Exercise prompt:
Omit all images. Write out the rest of the material exactly.

Stored data:
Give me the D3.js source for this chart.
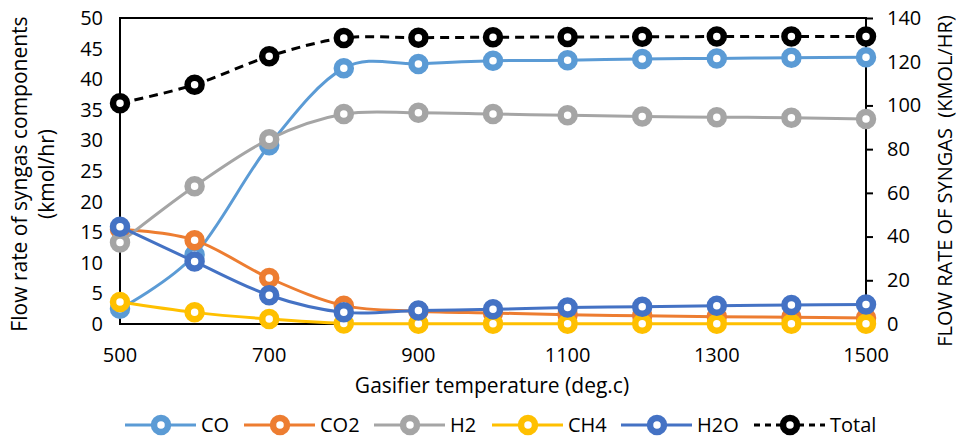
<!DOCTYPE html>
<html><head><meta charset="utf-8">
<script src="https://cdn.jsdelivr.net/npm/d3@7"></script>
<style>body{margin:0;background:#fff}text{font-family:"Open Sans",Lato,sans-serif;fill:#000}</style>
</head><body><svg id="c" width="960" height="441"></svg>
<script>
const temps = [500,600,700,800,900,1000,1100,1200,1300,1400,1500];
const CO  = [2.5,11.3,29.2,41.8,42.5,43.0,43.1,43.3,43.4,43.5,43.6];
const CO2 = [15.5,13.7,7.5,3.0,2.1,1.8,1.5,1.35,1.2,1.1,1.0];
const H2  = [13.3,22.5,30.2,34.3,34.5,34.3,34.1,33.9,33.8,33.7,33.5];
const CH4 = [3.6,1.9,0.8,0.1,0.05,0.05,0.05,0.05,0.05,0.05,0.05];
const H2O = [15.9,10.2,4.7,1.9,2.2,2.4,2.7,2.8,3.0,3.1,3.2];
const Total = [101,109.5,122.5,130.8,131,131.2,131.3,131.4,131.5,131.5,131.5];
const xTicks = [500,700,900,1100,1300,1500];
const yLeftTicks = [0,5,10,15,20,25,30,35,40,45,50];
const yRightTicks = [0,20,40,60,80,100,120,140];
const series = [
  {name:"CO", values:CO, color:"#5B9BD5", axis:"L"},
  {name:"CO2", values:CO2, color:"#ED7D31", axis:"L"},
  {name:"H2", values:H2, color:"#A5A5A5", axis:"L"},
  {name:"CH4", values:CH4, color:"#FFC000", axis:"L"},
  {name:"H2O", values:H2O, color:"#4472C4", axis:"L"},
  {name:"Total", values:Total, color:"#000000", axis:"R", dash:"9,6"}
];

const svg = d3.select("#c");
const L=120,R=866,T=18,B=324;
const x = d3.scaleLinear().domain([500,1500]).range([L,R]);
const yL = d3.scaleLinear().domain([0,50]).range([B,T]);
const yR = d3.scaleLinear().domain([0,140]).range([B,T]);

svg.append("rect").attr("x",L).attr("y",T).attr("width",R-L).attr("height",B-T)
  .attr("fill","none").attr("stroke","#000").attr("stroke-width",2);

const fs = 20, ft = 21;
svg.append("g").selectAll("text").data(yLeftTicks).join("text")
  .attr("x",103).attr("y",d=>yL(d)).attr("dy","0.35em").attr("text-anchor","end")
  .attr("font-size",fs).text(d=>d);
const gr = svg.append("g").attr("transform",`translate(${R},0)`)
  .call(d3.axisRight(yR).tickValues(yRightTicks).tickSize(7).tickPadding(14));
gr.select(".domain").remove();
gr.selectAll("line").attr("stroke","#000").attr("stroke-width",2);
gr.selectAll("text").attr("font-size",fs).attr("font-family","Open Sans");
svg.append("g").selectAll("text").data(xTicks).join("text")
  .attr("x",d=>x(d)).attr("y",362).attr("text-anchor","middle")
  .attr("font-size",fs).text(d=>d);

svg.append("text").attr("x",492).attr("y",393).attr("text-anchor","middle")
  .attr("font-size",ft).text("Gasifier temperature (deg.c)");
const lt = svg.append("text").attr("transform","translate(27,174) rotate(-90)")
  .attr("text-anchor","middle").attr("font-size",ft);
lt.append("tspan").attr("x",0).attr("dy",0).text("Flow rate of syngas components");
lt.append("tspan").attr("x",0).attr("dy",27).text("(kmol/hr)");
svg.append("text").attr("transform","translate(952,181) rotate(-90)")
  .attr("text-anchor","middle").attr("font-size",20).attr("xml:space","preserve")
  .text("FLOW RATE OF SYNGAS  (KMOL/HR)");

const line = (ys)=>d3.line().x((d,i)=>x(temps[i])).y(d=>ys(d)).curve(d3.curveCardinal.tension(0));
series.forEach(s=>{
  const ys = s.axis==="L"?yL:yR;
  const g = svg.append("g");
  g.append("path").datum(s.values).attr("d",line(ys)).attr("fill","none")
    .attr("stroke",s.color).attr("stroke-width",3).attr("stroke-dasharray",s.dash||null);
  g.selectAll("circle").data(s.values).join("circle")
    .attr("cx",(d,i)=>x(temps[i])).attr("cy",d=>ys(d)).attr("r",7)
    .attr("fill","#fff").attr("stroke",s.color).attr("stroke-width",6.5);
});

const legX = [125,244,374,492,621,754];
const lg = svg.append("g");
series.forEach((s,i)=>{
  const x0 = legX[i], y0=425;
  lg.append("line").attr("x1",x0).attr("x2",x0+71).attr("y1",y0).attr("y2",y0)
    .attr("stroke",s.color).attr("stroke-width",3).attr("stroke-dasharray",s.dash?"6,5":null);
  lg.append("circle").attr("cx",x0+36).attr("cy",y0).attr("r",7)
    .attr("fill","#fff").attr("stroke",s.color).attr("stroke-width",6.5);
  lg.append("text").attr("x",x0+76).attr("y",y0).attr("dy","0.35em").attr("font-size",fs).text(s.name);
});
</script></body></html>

The output:
Give me the D3.js source for this chart.
<!DOCTYPE html>
<html><head><meta charset="utf-8">
<script src="https://cdn.jsdelivr.net/npm/d3@7"></script>
<style>body{margin:0;background:#fff}text{font-family:"Open Sans",Lato,sans-serif;fill:#000}</style>
</head><body><svg id="c" width="960" height="441"></svg>
<script>
const temps = [500,600,700,800,900,1000,1100,1200,1300,1400,1500];
const CO  = [2.5,11.3,29.2,41.8,42.5,43.0,43.1,43.3,43.4,43.5,43.6];
const CO2 = [15.5,13.7,7.5,3.0,2.1,1.8,1.5,1.35,1.2,1.1,1.0];
const H2  = [13.3,22.5,30.2,34.3,34.5,34.3,34.1,33.9,33.8,33.7,33.5];
const CH4 = [3.6,1.9,0.8,0.1,0.05,0.05,0.05,0.05,0.05,0.05,0.05];
const H2O = [15.9,10.2,4.7,1.9,2.2,2.4,2.7,2.8,3.0,3.1,3.2];
const Total = [101,109.5,122.5,130.8,131,131.2,131.3,131.4,131.5,131.5,131.5];
const xTicks = [500,700,900,1100,1300,1500];
const yLeftTicks = [0,5,10,15,20,25,30,35,40,45,50];
const yRightTicks = [0,20,40,60,80,100,120,140];
const series = [
  {name:"CO", values:CO, color:"#5B9BD5", axis:"L"},
  {name:"CO2", values:CO2, color:"#ED7D31", axis:"L"},
  {name:"H2", values:H2, color:"#A5A5A5", axis:"L"},
  {name:"CH4", values:CH4, color:"#FFC000", axis:"L"},
  {name:"H2O", values:H2O, color:"#4472C4", axis:"L"},
  {name:"Total", values:Total, color:"#000000", axis:"R", dash:"9,6"}
];

const svg = d3.select("#c");
const L=120,R=866,T=18,B=324;
const x = d3.scaleLinear().domain([500,1500]).range([L,R]);
const yL = d3.scaleLinear().domain([0,50]).range([B,T]);
const yR = d3.scaleLinear().domain([0,140]).range([B,T]);

svg.append("rect").attr("x",L).attr("y",T).attr("width",R-L).attr("height",B-T)
  .attr("fill","none").attr("stroke","#000").attr("stroke-width",2);

const fs = 20, ft = 21;
svg.append("g").selectAll("text").data(yLeftTicks).join("text")
  .attr("x",103).attr("y",d=>yL(d)).attr("dy","0.35em").attr("text-anchor","end")
  .attr("font-size",fs).text(d=>d);
const gr = svg.append("g").attr("transform",`translate(${R},0)`)
  .call(d3.axisRight(yR).tickValues(yRightTicks).tickSize(7).tickPadding(14));
gr.select(".domain").remove();
gr.selectAll("line").attr("stroke","#000").attr("stroke-width",2);
gr.selectAll("text").attr("font-size",fs).attr("font-family","Open Sans");
svg.append("g").selectAll("text").data(xTicks).join("text")
  .attr("x",d=>x(d)).attr("y",362).attr("text-anchor","middle")
  .attr("font-size",fs).text(d=>d);

svg.append("text").attr("x",492).attr("y",393).attr("text-anchor","middle")
  .attr("font-size",ft).text("Gasifier temperature (deg.c)");
const lt = svg.append("text").attr("transform","translate(27,174) rotate(-90)")
  .attr("text-anchor","middle").attr("font-size",ft);
lt.append("tspan").attr("x",0).attr("dy",0).text("Flow rate of syngas components");
lt.append("tspan").attr("x",0).attr("dy",27).text("(kmol/hr)");
svg.append("text").attr("transform","translate(952,181) rotate(-90)")
  .attr("text-anchor","middle").attr("font-size",20).attr("xml:space","preserve")
  .text("FLOW RATE OF SYNGAS  (KMOL/HR)");

const line = (ys)=>d3.line().x((d,i)=>x(temps[i])).y(d=>ys(d)).curve(d3.curveCardinal.tension(0));
series.forEach(s=>{
  const ys = s.axis==="L"?yL:yR;
  const g = svg.append("g");
  g.append("path").datum(s.values).attr("d",line(ys)).attr("fill","none")
    .attr("stroke",s.color).attr("stroke-width",3).attr("stroke-dasharray",s.dash||null);
  g.selectAll("circle").data(s.values).join("circle")
    .attr("cx",(d,i)=>x(temps[i])).attr("cy",d=>ys(d)).attr("r",7)
    .attr("fill","#fff").attr("stroke",s.color).attr("stroke-width",6.5);
});

const legX = [125,244,374,492,621,754];
const lg = svg.append("g");
series.forEach((s,i)=>{
  const x0 = legX[i], y0=425;
  lg.append("line").attr("x1",x0).attr("x2",x0+71).attr("y1",y0).attr("y2",y0)
    .attr("stroke",s.color).attr("stroke-width",3).attr("stroke-dasharray",s.dash?"6,5":null);
  lg.append("circle").attr("cx",x0+36).attr("cy",y0).attr("r",7)
    .attr("fill","#fff").attr("stroke",s.color).attr("stroke-width",6.5);
  lg.append("text").attr("x",x0+76).attr("y",y0).attr("dy","0.35em").attr("font-size",fs).text(s.name);
});
</script></body></html>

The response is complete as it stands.